CHALLENGE:
Omit all pictures. Copy the rest of the material exactly.

DATASET SECTION:
* * * * * * *

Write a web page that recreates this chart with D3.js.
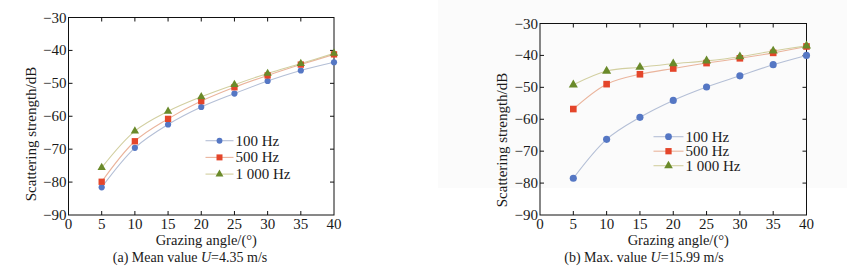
<!DOCTYPE html>
<html>
<head>
<meta charset="utf-8">
<script src="https://cdn.jsdelivr.net/npm/d3@7"></script>
<style>
  body { margin: 0; background: #fff; }
  svg { font-family: "Liberation Serif", "Times New Roman", Times, serif; }
  text { fill: #1a1a1a; }
</style>
</head>
<body>
<svg id="chart" width="847" height="273"></svg>
<script>
// grazing angles (deg)
const angles = [5, 10, 15, 20, 25, 30, 35, 40];
const xTicks = [0, 5, 10, 15, 20, 25, 30, 35, 40];
const yTicks = [-30, -40, -50, -60, -70, -80, -90];
const seriesNames = ["100 Hz", "500 Hz", "1 000 Hz"];

// (a) mean wind speed U=4.35 m/s
const meanHz100 = [-81.6, -69.6, -62.5, -57.2, -53.1, -49.3, -46.1, -43.6];
const meanHz500 = [-79.9, -67.6, -60.8, -55.4, -51.2, -47.6, -44.3, -41.2];
const meanHz1000 = [-75.6, -64.5, -58.5, -54.1, -50.4, -47.0, -44.0, -40.9];

// (b) max wind speed U=15.99 m/s
const maxHz100 = [-78.5, -66.3, -59.4, -54.1, -49.9, -46.4, -42.9, -40.0];
const maxHz500 = [-56.8, -49.0, -45.9, -44.1, -42.4, -40.9, -39.2, -37.2];
const maxHz1000 = [-49.2, -44.9, -43.7, -42.6, -41.7, -40.4, -38.6, -37.0];

const markerCol = ["#5577c4", "#e4452a", "#6a8a2a"];
const lineCol = ["#b4bfd6", "#eab49c", "#d2cfa0"];
const shapes = [d3.symbolCircle, d3.symbolSquare, d3.symbolTriangle];

const svg = d3.select("#chart");

// faint scan background on the right half
svg.append("rect").attr("x", 438).attr("y", 0).attr("width", 409).attr("height", 188)
  .attr("fill", "#fbfbfb");

const drawPanel = (cfg) => {
  const { left, right, top, bottom, series, caption, capItalicPre, capItalicPost, captionX, legend, mSize } = cfg;

  const x = d3.scaleLinear().domain([0, 40]).range([left, right]);
  const y = d3.scaleLinear().domain([-90, -30]).range([bottom, top]);

  const g = svg.append("g");

  // frame
  g.append("rect")
    .attr("x", left).attr("y", top)
    .attr("width", right - left).attr("height", bottom - top)
    .attr("fill", "none").attr("stroke", "#111").attr("stroke-width", 1);

  // inward ticks on all four sides
  const tk = 4;
  xTicks.slice(1, -1).forEach((t) => {
    g.append("line").attr("x1", x(t)).attr("x2", x(t)).attr("y1", bottom).attr("y2", bottom - tk).attr("stroke", "#111");
    g.append("line").attr("x1", x(t)).attr("x2", x(t)).attr("y1", top).attr("y2", top + tk).attr("stroke", "#111");
  });
  yTicks.slice(1, -1).forEach((t) => {
    g.append("line").attr("x1", left).attr("x2", left + tk).attr("y1", y(t)).attr("y2", y(t)).attr("stroke", "#111");
    g.append("line").attr("x1", right).attr("x2", right - tk).attr("y1", y(t)).attr("y2", y(t)).attr("stroke", "#111");
  });

  // tick labels
  g.selectAll(".xl").data(xTicks).enter().append("text")
    .attr("x", (d) => x(d)).attr("y", bottom + 14)
    .attr("text-anchor", "middle").attr("font-size", 15)
    .text((d) => d);
  g.selectAll(".yl").data(yTicks).enter().append("text")
    .attr("x", left - 2).attr("y", (d) => y(d) + 5)
    .attr("text-anchor", "end").attr("font-size", 15)
    .text((d) => "\u2212" + Math.abs(d));

  // axis titles
  g.append("text")
    .attr("x", (left + right) / 2 + 5).attr("y", bottom + 30)
    .attr("text-anchor", "middle").attr("font-size", 14.5)
    .text("Grazing angle/(°)");
  g.append("text")
    .attr("transform", `translate(${left - 33},${cfg.yTitleY}) rotate(-90)`)
    .attr("text-anchor", "middle").attr("font-size", 15)
    .text("Scattering strength/dB");

  // caption
  const cap = g.append("text")
    .attr("x", captionX).attr("y", 262)
    .attr("text-anchor", "middle").attr("font-size", 14);
  cap.append("tspan").text(caption);
  cap.append("tspan").attr("font-style", "italic").text(capItalicPre);
  cap.append("tspan").text(capItalicPost);

  // series
  const line = d3.line()
    .x((d, i) => x(angles[i]))
    .y((d) => y(d))
    .curve(d3.curveCatmullRom.alpha(0.5));

  series.forEach((vals, k) => {
    g.append("path").attr("d", line(vals))
      .attr("fill", "none").attr("stroke", lineCol[k]).attr("stroke-width", 1.1);
  });
  series.forEach((vals, k) => {
    g.selectAll(null).data(vals).enter().append("path")
      .attr("transform", (d, i) => `translate(${x(angles[i])},${y(d)})`)
      .attr("d", d3.symbol().type(shapes[k]).size(mSize[k]))
      .attr("fill", markerCol[k]);
  });

  // legend
  seriesNames.forEach((name, k) => {
    const ly = legend.y + k * legend.dy;
    g.append("line")
      .attr("x1", legend.x).attr("x2", legend.x + legend.w)
      .attr("y1", ly).attr("y2", ly)
      .attr("stroke", lineCol[k]).attr("stroke-width", 1.1);
    g.append("path")
      .attr("transform", `translate(${legend.x + legend.w / 2},${ly})`)
      .attr("d", d3.symbol().type(shapes[k]).size(mSize[k] * 0.9))
      .attr("fill", markerCol[k]);
    g.append("text")
      .attr("x", legend.x + legend.w + 2).attr("y", ly + 5)
      .attr("font-size", 15)
      .text(name);
  });
};

drawPanel({
  left: 68.5, right: 334, top: 17.5, bottom: 215,
  series: [meanHz100, meanHz500, meanHz1000],
  caption: "(a) Mean value ", capItalicPre: "U", capItalicPost: "=4.35 m/s",
  captionX: 190, yTitleY: 134,
  legend: { x: 205.5, w: 28, y: 140.7, dy: 16.7 },
  mSize: [30, 40, 30],
});

drawPanel({
  left: 540, right: 806.5, top: 23.5, bottom: 215,
  series: [maxHz100, maxHz500, maxHz1000],
  caption: "(b) Max. value ", capItalicPre: "U", capItalicPost: "=15.99 m/s",
  captionX: 644, yTitleY: 140,
  legend: { x: 653.5, w: 30, y: 136.7, dy: 14.5 },
  mSize: [40, 44, 36],
});
</script>
</body>
</html>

* * * * * * *

COMPLETE ANSWER:
Write a web page that recreates this chart with D3.js.
<!DOCTYPE html>
<html>
<head>
<meta charset="utf-8">
<script src="https://cdn.jsdelivr.net/npm/d3@7"></script>
<style>
  body { margin: 0; background: #fff; }
  svg { font-family: "Liberation Serif", "Times New Roman", Times, serif; }
  text { fill: #1a1a1a; }
</style>
</head>
<body>
<svg id="chart" width="847" height="273"></svg>
<script>
// grazing angles (deg)
const angles = [5, 10, 15, 20, 25, 30, 35, 40];
const xTicks = [0, 5, 10, 15, 20, 25, 30, 35, 40];
const yTicks = [-30, -40, -50, -60, -70, -80, -90];
const seriesNames = ["100 Hz", "500 Hz", "1 000 Hz"];

// (a) mean wind speed U=4.35 m/s
const meanHz100 = [-81.6, -69.6, -62.5, -57.2, -53.1, -49.3, -46.1, -43.6];
const meanHz500 = [-79.9, -67.6, -60.8, -55.4, -51.2, -47.6, -44.3, -41.2];
const meanHz1000 = [-75.6, -64.5, -58.5, -54.1, -50.4, -47.0, -44.0, -40.9];

// (b) max wind speed U=15.99 m/s
const maxHz100 = [-78.5, -66.3, -59.4, -54.1, -49.9, -46.4, -42.9, -40.0];
const maxHz500 = [-56.8, -49.0, -45.9, -44.1, -42.4, -40.9, -39.2, -37.2];
const maxHz1000 = [-49.2, -44.9, -43.7, -42.6, -41.7, -40.4, -38.6, -37.0];

const markerCol = ["#5577c4", "#e4452a", "#6a8a2a"];
const lineCol = ["#b4bfd6", "#eab49c", "#d2cfa0"];
const shapes = [d3.symbolCircle, d3.symbolSquare, d3.symbolTriangle];

const svg = d3.select("#chart");

// faint scan background on the right half
svg.append("rect").attr("x", 438).attr("y", 0).attr("width", 409).attr("height", 188)
  .attr("fill", "#fbfbfb");

const drawPanel = (cfg) => {
  const { left, right, top, bottom, series, caption, capItalicPre, capItalicPost, captionX, legend, mSize } = cfg;

  const x = d3.scaleLinear().domain([0, 40]).range([left, right]);
  const y = d3.scaleLinear().domain([-90, -30]).range([bottom, top]);

  const g = svg.append("g");

  // frame
  g.append("rect")
    .attr("x", left).attr("y", top)
    .attr("width", right - left).attr("height", bottom - top)
    .attr("fill", "none").attr("stroke", "#111").attr("stroke-width", 1);

  // inward ticks on all four sides
  const tk = 4;
  xTicks.slice(1, -1).forEach((t) => {
    g.append("line").attr("x1", x(t)).attr("x2", x(t)).attr("y1", bottom).attr("y2", bottom - tk).attr("stroke", "#111");
    g.append("line").attr("x1", x(t)).attr("x2", x(t)).attr("y1", top).attr("y2", top + tk).attr("stroke", "#111");
  });
  yTicks.slice(1, -1).forEach((t) => {
    g.append("line").attr("x1", left).attr("x2", left + tk).attr("y1", y(t)).attr("y2", y(t)).attr("stroke", "#111");
    g.append("line").attr("x1", right).attr("x2", right - tk).attr("y1", y(t)).attr("y2", y(t)).attr("stroke", "#111");
  });

  // tick labels
  g.selectAll(".xl").data(xTicks).enter().append("text")
    .attr("x", (d) => x(d)).attr("y", bottom + 14)
    .attr("text-anchor", "middle").attr("font-size", 15)
    .text((d) => d);
  g.selectAll(".yl").data(yTicks).enter().append("text")
    .attr("x", left - 2).attr("y", (d) => y(d) + 5)
    .attr("text-anchor", "end").attr("font-size", 15)
    .text((d) => "\u2212" + Math.abs(d));

  // axis titles
  g.append("text")
    .attr("x", (left + right) / 2 + 5).attr("y", bottom + 30)
    .attr("text-anchor", "middle").attr("font-size", 14.5)
    .text("Grazing angle/(°)");
  g.append("text")
    .attr("transform", `translate(${left - 33},${cfg.yTitleY}) rotate(-90)`)
    .attr("text-anchor", "middle").attr("font-size", 15)
    .text("Scattering strength/dB");

  // caption
  const cap = g.append("text")
    .attr("x", captionX).attr("y", 262)
    .attr("text-anchor", "middle").attr("font-size", 14);
  cap.append("tspan").text(caption);
  cap.append("tspan").attr("font-style", "italic").text(capItalicPre);
  cap.append("tspan").text(capItalicPost);

  // series
  const line = d3.line()
    .x((d, i) => x(angles[i]))
    .y((d) => y(d))
    .curve(d3.curveCatmullRom.alpha(0.5));

  series.forEach((vals, k) => {
    g.append("path").attr("d", line(vals))
      .attr("fill", "none").attr("stroke", lineCol[k]).attr("stroke-width", 1.1);
  });
  series.forEach((vals, k) => {
    g.selectAll(null).data(vals).enter().append("path")
      .attr("transform", (d, i) => `translate(${x(angles[i])},${y(d)})`)
      .attr("d", d3.symbol().type(shapes[k]).size(mSize[k]))
      .attr("fill", markerCol[k]);
  });

  // legend
  seriesNames.forEach((name, k) => {
    const ly = legend.y + k * legend.dy;
    g.append("line")
      .attr("x1", legend.x).attr("x2", legend.x + legend.w)
      .attr("y1", ly).attr("y2", ly)
      .attr("stroke", lineCol[k]).attr("stroke-width", 1.1);
    g.append("path")
      .attr("transform", `translate(${legend.x + legend.w / 2},${ly})`)
      .attr("d", d3.symbol().type(shapes[k]).size(mSize[k] * 0.9))
      .attr("fill", markerCol[k]);
    g.append("text")
      .attr("x", legend.x + legend.w + 2).attr("y", ly + 5)
      .attr("font-size", 15)
      .text(name);
  });
};

drawPanel({
  left: 68.5, right: 334, top: 17.5, bottom: 215,
  series: [meanHz100, meanHz500, meanHz1000],
  caption: "(a) Mean value ", capItalicPre: "U", capItalicPost: "=4.35 m/s",
  captionX: 190, yTitleY: 134,
  legend: { x: 205.5, w: 28, y: 140.7, dy: 16.7 },
  mSize: [30, 40, 30],
});

drawPanel({
  left: 540, right: 806.5, top: 23.5, bottom: 215,
  series: [maxHz100, maxHz500, maxHz1000],
  caption: "(b) Max. value ", capItalicPre: "U", capItalicPost: "=15.99 m/s",
  captionX: 644, yTitleY: 140,
  legend: { x: 653.5, w: 30, y: 136.7, dy: 14.5 },
  mSize: [40, 44, 36],
});
</script>
</body>
</html>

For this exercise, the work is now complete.